PURPOSE
In distributed research network (DRN) settings, multiple imputation cannot be directly implemented because pooling individual-level data is often not feasible. The performance of multiple imputation in combination with meta-analysis is not well understood within DRNs.
METHODS
To evaluate the performance of imputation for missing baseline covariate data in combination with meta-analysis for time-to-event analysis within DRNs, we compared two parametric algorithms including one approximated linear imputation model (Approx), and one nonlinear substantive model compatible imputation model (SMC), as well as two non-parametric machine learning algorithms including random forest (RF), and classification and regression trees (CART), through simulation studies motivated by a real-world data set.
RESULTS
Under the setting with small effect sizes (i.e., log-Hazard Ratios (logHR)) and homogeneous missingness mechanisms across sites, all imputation methods produced unbiased and more efficient estimates while the complete-case analysis could be biased and inefficient; and under heterogeneous missingness mechanisms, estimates with RF method could have higher efficiency.
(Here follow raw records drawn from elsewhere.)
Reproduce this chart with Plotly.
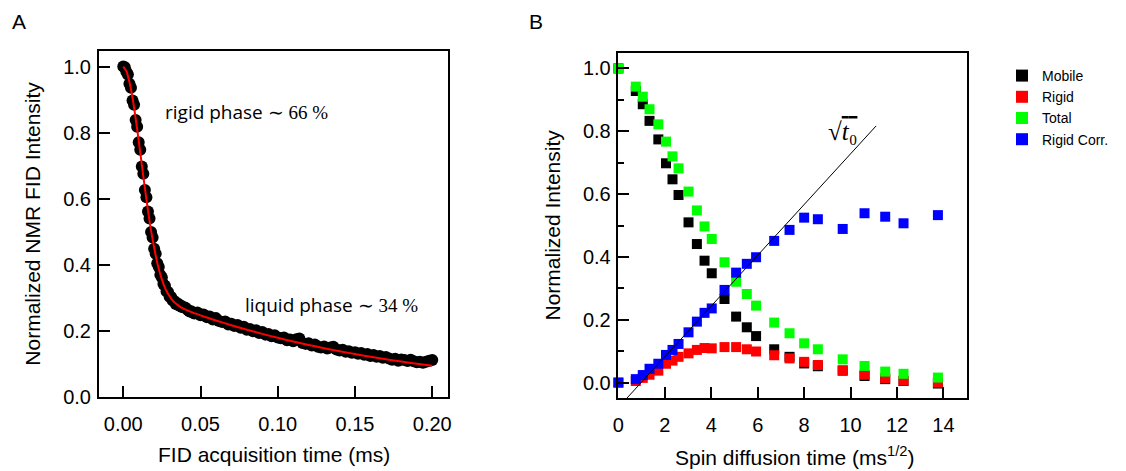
import plotly.graph_objects as go

# ---------------- Panel A: FID decay ----------------
fid_time = [
    0.000, 0.001, 0.002, 0.003, 0.004, 0.005, 0.006, 0.007, 0.008, 0.009,
    0.010, 0.011, 0.012, 0.013, 0.014, 0.015, 0.016, 0.017, 0.018, 0.019,
    0.020, 0.021, 0.022, 0.023, 0.024, 0.025, 0.026, 0.027, 0.028, 0.029,
    0.030, 0.031, 0.032, 0.033, 0.034, 0.035, 0.036, 0.037, 0.038, 0.039,
    0.040, 0.041, 0.042, 0.043, 0.044, 0.045,
    0.046, 0.048, 0.050, 0.052, 0.054, 0.056, 0.058, 0.060, 0.062, 0.064,
    0.066, 0.068, 0.070, 0.072, 0.074, 0.076, 0.078, 0.080, 0.082, 0.084,
    0.086, 0.088, 0.090, 0.092, 0.094, 0.096, 0.098, 0.100, 0.102, 0.104,
    0.106, 0.108, 0.110, 0.112, 0.114, 0.116, 0.118, 0.120, 0.122, 0.124,
    0.126, 0.128, 0.130, 0.132, 0.134, 0.136, 0.138, 0.140, 0.142, 0.144,
    0.146, 0.148, 0.150, 0.152, 0.154, 0.156, 0.158, 0.160, 0.162, 0.164,
    0.166, 0.168, 0.170, 0.172, 0.174, 0.176, 0.178, 0.180, 0.182, 0.184,
    0.186, 0.188, 0.190, 0.192, 0.194, 0.196, 0.198, 0.200,
]
fid_intensity = [
    1.000, 0.998, 0.984, 0.976, 0.948, 0.936, 0.897, 0.884, 0.838, 0.818,
    0.771, 0.748, 0.697, 0.675, 0.626, 0.604, 0.561, 0.540, 0.499, 0.482,
    0.448, 0.433, 0.404, 0.393, 0.369, 0.361, 0.341, 0.336, 0.319, 0.317,
    0.303, 0.302, 0.291, 0.290, 0.281, 0.283, 0.276, 0.277, 0.272, 0.271,
    0.270, 0.266, 0.262, 0.258, 0.259, 0.255,
    0.252, 0.255, 0.247, 0.249, 0.241, 0.243, 0.234, 0.238, 0.229, 0.226,
    0.228, 0.219, 0.221, 0.214, 0.217, 0.209, 0.212, 0.203, 0.205, 0.198,
    0.201, 0.193, 0.196, 0.188, 0.190, 0.183, 0.186, 0.179, 0.177, 0.179,
    0.171, 0.173, 0.168, 0.174, 0.176, 0.163, 0.160, 0.162, 0.155, 0.158,
    0.151, 0.149, 0.152, 0.146, 0.149, 0.151, 0.143, 0.140, 0.142, 0.136,
    0.138, 0.133, 0.135, 0.130, 0.132, 0.127, 0.129, 0.123, 0.126, 0.121,
    0.123, 0.118, 0.120, 0.116, 0.112, 0.115, 0.109, 0.113, 0.111, 0.108,
    0.112, 0.107, 0.104, 0.106, 0.103, 0.106, 0.109, 0.111,
]

fit_time = [
    0.000, 0.002, 0.004, 0.006, 0.008, 0.010, 0.012, 0.014, 0.016, 0.018,
    0.020, 0.022, 0.024, 0.026, 0.028, 0.030, 0.032, 0.034, 0.036, 0.038,
    0.040, 0.045, 0.050, 0.060, 0.070, 0.080, 0.090, 0.100, 0.110, 0.120,
    0.130, 0.140, 0.150, 0.160, 0.170, 0.180, 0.190, 0.200,
]
fit_intensity = [
    1.000, 0.986, 0.953, 0.905, 0.844, 0.776, 0.703, 0.632, 0.564, 0.503,
    0.451, 0.406, 0.370, 0.342, 0.320, 0.304, 0.291, 0.282, 0.275, 0.269,
    0.2645, 0.2546, 0.2463, 0.2309, 0.2164, 0.2029, 0.1903, 0.1784, 0.1672, 0.1568,
    0.1470, 0.1378, 0.1292, 0.1211, 0.1135, 0.1065, 0.0998, 0.0936,
]

# ---------------- Panel B: spin diffusion ----------------
diff_time = [0.0, 0.75, 1.05, 1.34, 1.72, 2.05, 2.33, 2.59, 3.02, 3.38,
             3.71, 4.02, 4.57, 5.07, 5.53, 5.93, 6.71, 7.37, 8.00, 8.59,
             9.66, 10.60, 11.49, 12.28, 13.76]
mobile = [1.000, 0.928, 0.886, 0.833, 0.774, 0.698, 0.647, 0.597, 0.510, 0.441,
          0.388, 0.348, 0.266, 0.210, 0.176, 0.148, 0.106, 0.082, 0.061, 0.052,
          0.038, 0.021, 0.011, 0.005, -0.003]
rigid = [0.000, 0.005, 0.015, 0.025, 0.038, 0.060, 0.070, 0.082, 0.093, 0.104,
         0.110, 0.109, 0.113, 0.113, 0.106, 0.099, 0.087, 0.077, 0.066, 0.056,
         0.039, 0.025, 0.014, 0.006, 0.000]
total = [1.000, 0.942, 0.910, 0.870, 0.822, 0.767, 0.720, 0.682, 0.608, 0.548,
         0.497, 0.457, 0.383, 0.321, 0.282, 0.245, 0.191, 0.157, 0.125, 0.106,
         0.074, 0.053, 0.035, 0.028, 0.016]
rigid_corr = [0.000, 0.011, 0.024, 0.044, 0.060, 0.088, 0.104, 0.123, 0.160, 0.194,
              0.222, 0.236, 0.295, 0.350, 0.378, 0.399, 0.451, 0.486, 0.525, 0.520,
              0.489, 0.539, 0.528, 0.507, 0.533]

# guide line for sqrt(t0)
guide_x = [0.36, 11.10]
guide_y = [-0.05, 0.817]

series_b = [
    ("Mobile", mobile, "#000000"),
    ("Rigid", rigid, "#ff0000"),
    ("Total", total, "#00ff00"),
    ("Rigid Corr.", rigid_corr, "#0000ff"),
]

W, H = 1126, 471
SANS = "Liberation Sans, Arial, sans-serif"
SERIF = "Liberation Serif, DejaVu Serif, serif"

fig = go.Figure()

fig.add_trace(go.Scatter(
    x=fid_time, y=fid_intensity, mode="markers",
    marker=dict(symbol="circle", size=12, color="#000000", line=dict(width=0)),
    xaxis="x", yaxis="y", showlegend=False, cliponaxis=False,
))
fig.add_trace(go.Scatter(
    x=fit_time, y=fit_intensity, mode="lines",
    line=dict(color="#ff0000", width=2, shape="spline", smoothing=0.6),
    xaxis="x", yaxis="y", showlegend=False,
))

for name, vals, col in series_b:
    fig.add_trace(go.Scatter(
        x=diff_time, y=vals, mode="markers", name=name,
        marker=dict(symbol="square", size=10, color=col, line=dict(width=0)),
        xaxis="x2", yaxis="y2", cliponaxis=False,
    ))

fig.add_trace(go.Scatter(
    x=guide_x, y=guide_y, mode="lines",
    line=dict(color="#000000", width=1),
    xaxis="x2", yaxis="y2", showlegend=False,
))


def axis_style(**extra):
    style = dict(
        showline=True, linecolor="black", linewidth=2, mirror=True,
        ticks="inside", ticklen=11, tickwidth=1.5, tickcolor="black",
        showgrid=False, zeroline=False, automargin=False,
        tickfont=dict(family=SANS, size=20, color="black"),
    )
    style.update(extra)
    return style


fig.update_layout(
    template="none",
    width=W, height=H,
    margin=dict(l=0, r=0, t=0, b=0, pad=0),
    paper_bgcolor="white", plot_bgcolor="white",
    font=dict(family=SANS, color="black"),
    xaxis=axis_style(domain=[99 / W, 448 / W], range=[-0.0157, 0.2102],
                     tickvals=[0, 0.05, 0.10, 0.15, 0.20], tickformat=".2f",
                     ticklabelstandoff=8, anchor="y"),
    yaxis=axis_style(domain=[1 - 396.7 / H, 1 - 50.7 / H], range=[0, 1.048],
                     tickvals=[0, 0.2, 0.4, 0.6, 0.8, 1.0], tickformat=".1f",
                     ticklabelstandoff=2, anchor="x"),
    xaxis2=axis_style(domain=[617.7 / W, 966.7 / W], range=[-0.03, 15.0],
                      tickvals=[0, 2, 4, 6, 8, 10, 12, 14],
                      ticklabelstandoff=8, anchor="y2"),
    yaxis2=axis_style(domain=[1 - 398.3 / H, 1 - 52.7 / H], range=[-0.05, 1.05],
                      tickvals=[0, 0.2, 0.4, 0.6, 0.8, 1.0], tickformat=".1f",
                      minor=dict(dtick=0.1, ticks="inside", ticklen=6,
                                 tickwidth=1.5, tickcolor="black"),
                      ticklabelstandoff=1, anchor="x2"),
    legend=dict(
        x=1002 / W, y=1 - 60 / H, xanchor="left", yanchor="top",
        font=dict(family=SANS, size=14, color="black"),
        bgcolor="rgba(0,0,0,0)", itemsizing="constant",
    ),
)

annotations = [
    dict(text="A", x=10 / W, y=1 - 22 / H, xref="paper", yref="paper",
         xanchor="left", yanchor="middle", showarrow=False,
         font=dict(family=SANS, size=21)),
    dict(text="B", x=527 / W, y=1 - 22 / H, xref="paper", yref="paper",
         xanchor="left", yanchor="middle", showarrow=False,
         font=dict(family=SANS, size=21)),
    # axis titles
    dict(text="FID acquisition time (ms)", x=273.5 / W, y=1 - 454 / H,
         xref="paper", yref="paper", xanchor="center", yanchor="middle",
         showarrow=False, font=dict(family=SANS, size=21)),
    dict(text="Normalized NMR FID Intensity", x=33 / W, y=1 - 223.7 / H,
         xref="paper", yref="paper", xanchor="center", yanchor="middle",
         textangle=-90, showarrow=False, font=dict(family=SANS, size=21)),
    dict(text="Spin diffusion time (ms<sup>1/2</sup>)", x=794 / W, y=1 - 456 / H,
         xref="paper", yref="paper", xanchor="center", yanchor="middle",
         showarrow=False, font=dict(family=SANS, size=21)),
    dict(text="Normalized Intensity", x=552 / W, y=1 - 225.5 / H,
         xref="paper", yref="paper", xanchor="center", yanchor="middle",
         textangle=-90, showarrow=False, font=dict(family=SANS, size=21)),
    # phase fractions
    dict(text='rigid phase <span style="font-family:Liberation Serif">\u223c 66 %</span>',
         x=0.0257, y=0.863, xref="x", yref="y", xanchor="left", yanchor="middle",
         showarrow=False, font=dict(family="Open Sans", size=19)),
    dict(text='liquid phase <span style="font-family:Liberation Serif">\u223c 34 %</span>',
         x=0.0776, y=0.278, xref="x", yref="y", xanchor="left", yanchor="middle",
         showarrow=False, font=dict(family="Open Sans", size=19)),
    # sqrt(t0) label
    dict(text='\u221a<span style="text-decoration:overline"><i>t</i>\u2080</span>',
         x=9.64, y=0.80, xref="x2", yref="y2", xanchor="center", yanchor="middle",
         showarrow=False, font=dict(family=SERIF, size=25)),
]
fig.update_layout(annotations=annotations)

fig.write_html("out.html")
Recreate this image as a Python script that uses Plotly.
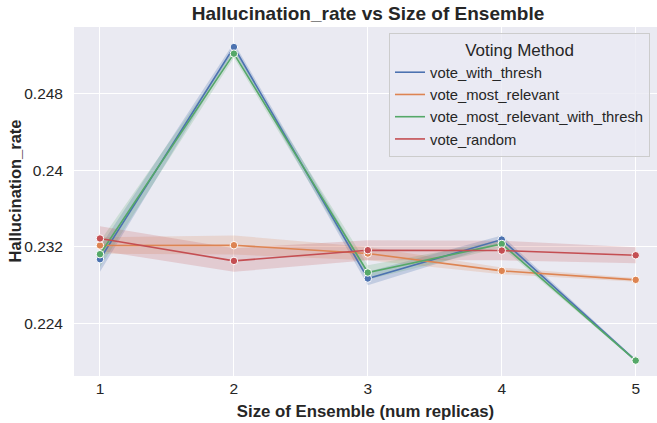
import plotly.graph_objects as go

sizes = [1, 2, 3, 4, 5]
methods = ["vote_with_thresh", "vote_most_relevant", "vote_most_relevant_with_thresh", "vote_random"]
colors = ["#4c72b0", "#dd8452", "#55a868", "#c44e52"]
fills = ["rgba(76,114,176,0.25)", "rgba(221,132,82,0.2)", "rgba(85,168,104,0.2)", "rgba(196,78,82,0.2)"]

vote_with_thresh = [0.23072, 0.25286, 0.22870, 0.23277, 0.22014]
vote_with_thresh_lo = [0.22940, 0.25245, 0.22800, 0.23235, 0.22004]
vote_with_thresh_hi = [0.23200, 0.25330, 0.22940, 0.23320, 0.22024]

vote_most_relevant = [0.23215, 0.23218, 0.23131, 0.22950, 0.22856]
vote_most_relevant_lo = [0.23130, 0.23120, 0.23060, 0.22915, 0.22836]
vote_most_relevant_hi = [0.23300, 0.23320, 0.23200, 0.22985, 0.22876]

vote_most_relevant_with_thresh = [0.23124, 0.25217, 0.22933, 0.23231, 0.22014]
vote_most_relevant_with_thresh_lo = [0.22990, 0.25175, 0.22860, 0.23195, 0.22004]
vote_most_relevant_with_thresh_hi = [0.23260, 0.25260, 0.23010, 0.23270, 0.22024]

vote_random = [0.23288, 0.23054, 0.23166, 0.23162, 0.23113]
vote_random_lo = [0.23160, 0.22940, 0.23060, 0.23060, 0.23030]
vote_random_hi = [0.23416, 0.23186, 0.23270, 0.23265, 0.23196]

y_ticks = [0.224, 0.232, 0.240, 0.248]
y_tick_labels = ["0.224", "0.232", "0.24", "0.248"]

series = [
    (vote_with_thresh, vote_with_thresh_lo, vote_with_thresh_hi),
    (vote_most_relevant, vote_most_relevant_lo, vote_most_relevant_hi),
    (vote_most_relevant_with_thresh, vote_most_relevant_with_thresh_lo, vote_most_relevant_with_thresh_hi),
    (vote_random, vote_random_lo, vote_random_hi),
]

FONT = "Liberation Sans, Arial, sans-serif"
fig = go.Figure()

for (vals, lo, hi), name, c, f in zip(series, methods, colors, fills):
    fig.add_trace(go.Scatter(x=sizes + sizes[::-1], y=hi + lo[::-1], fill="toself",
                             fillcolor=f, line=dict(width=0), mode="lines",
                             hoverinfo="skip", showlegend=False))

for (vals, lo, hi), name, c, f in zip(series, methods, colors, fills):
    fig.add_trace(go.Scatter(x=sizes, y=vals, mode="lines+markers", name=name,
                             line=dict(color=c, width=1.6),
                             marker=dict(color=c, size=7.5, line=dict(color="white", width=1)),
                             showlegend=False))

for name, c in zip(methods, colors):
    fig.add_trace(go.Scatter(x=[None], y=[None], mode="lines", name=name,
                             line=dict(color=c, width=1.6)))

fig.update_layout(
    width=657, height=423,
    margin=dict(l=74, r=0, t=27, b=47, autoexpand=False),
    paper_bgcolor="white",
    plot_bgcolor="#eaeaf2",
    font=dict(family=FONT, color="#262626"),
    title=dict(text="<b>Hallucination_rate vs Size of Ensemble</b>",
               x=368 / 657, xanchor="center", xref="container",
               y=1 - 13 / 423, yanchor="middle", yref="container",
               font=dict(size=19, color="#262626")),
    xaxis=dict(range=[0.806, 5.159], tickvals=sizes, ticktext=[str(s) for s in sizes],
               showgrid=True, gridcolor="white", gridwidth=1, zeroline=False,
               showline=False, ticks="", tickfont=dict(size=15.5), ticklabelstandoff=1,
               title=dict(text="<b>Size of Ensemble (num replicas)</b>", font=dict(size=16.8), standoff=9)),
    yaxis=dict(range=[0.21853, 0.25495], tickvals=y_ticks, ticktext=y_tick_labels,
               showgrid=True, gridcolor="white", gridwidth=1, zeroline=False,
               showline=False, ticks="", tickfont=dict(size=15.5), ticklabelstandoff=10),
    annotations=[dict(text="<b>Hallucination_rate</b>", textangle=-90, showarrow=False,
                      xref="paper", yref="paper", x=(15 - 74) / 583, y=(376 - 191.5) / 349,
                      xanchor="center", yanchor="middle", font=dict(size=16.5, color="#262626"))],
    legend=dict(x=(389 - 74) / 583, y=(376 - 33) / 349, xref="paper", yref="paper",
                xanchor="left", yanchor="top",
                bgcolor="rgba(234,234,242,0.8)", bordercolor="#cccccc", borderwidth=1,
                font=dict(size=14.8, color="#262626"),
                title=dict(text="Voting Method", side="top center", font=dict(size=17)),
                tracegroupgap=0, itemwidth=30),
    showlegend=True,
)

fig.write_html("out.html", config={"displayModeBar": False},
               post_script="document.body.style.margin='0';")
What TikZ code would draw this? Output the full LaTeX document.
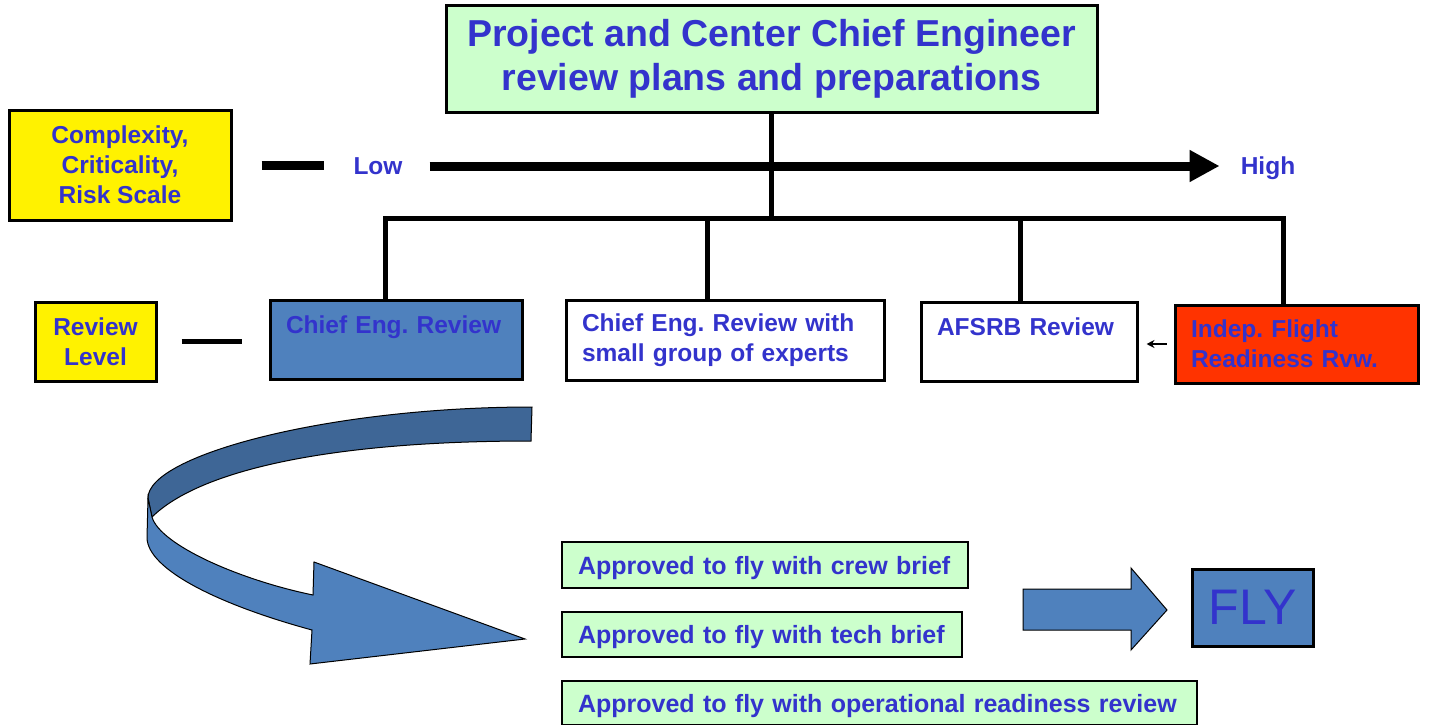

Estimates from the distributed imputation combined by meta-analysis were similar to those from the imputation using pooled data. When logHRs were large, the SMC imputation algorithm generally performed better than others.
CONCLUSIONS
These findings suggest the validity and feasibility of imputation within DRNs in the presence of missing covariate data. The performance of the four imputation algorithms varies with the effect sizes and level of missingness.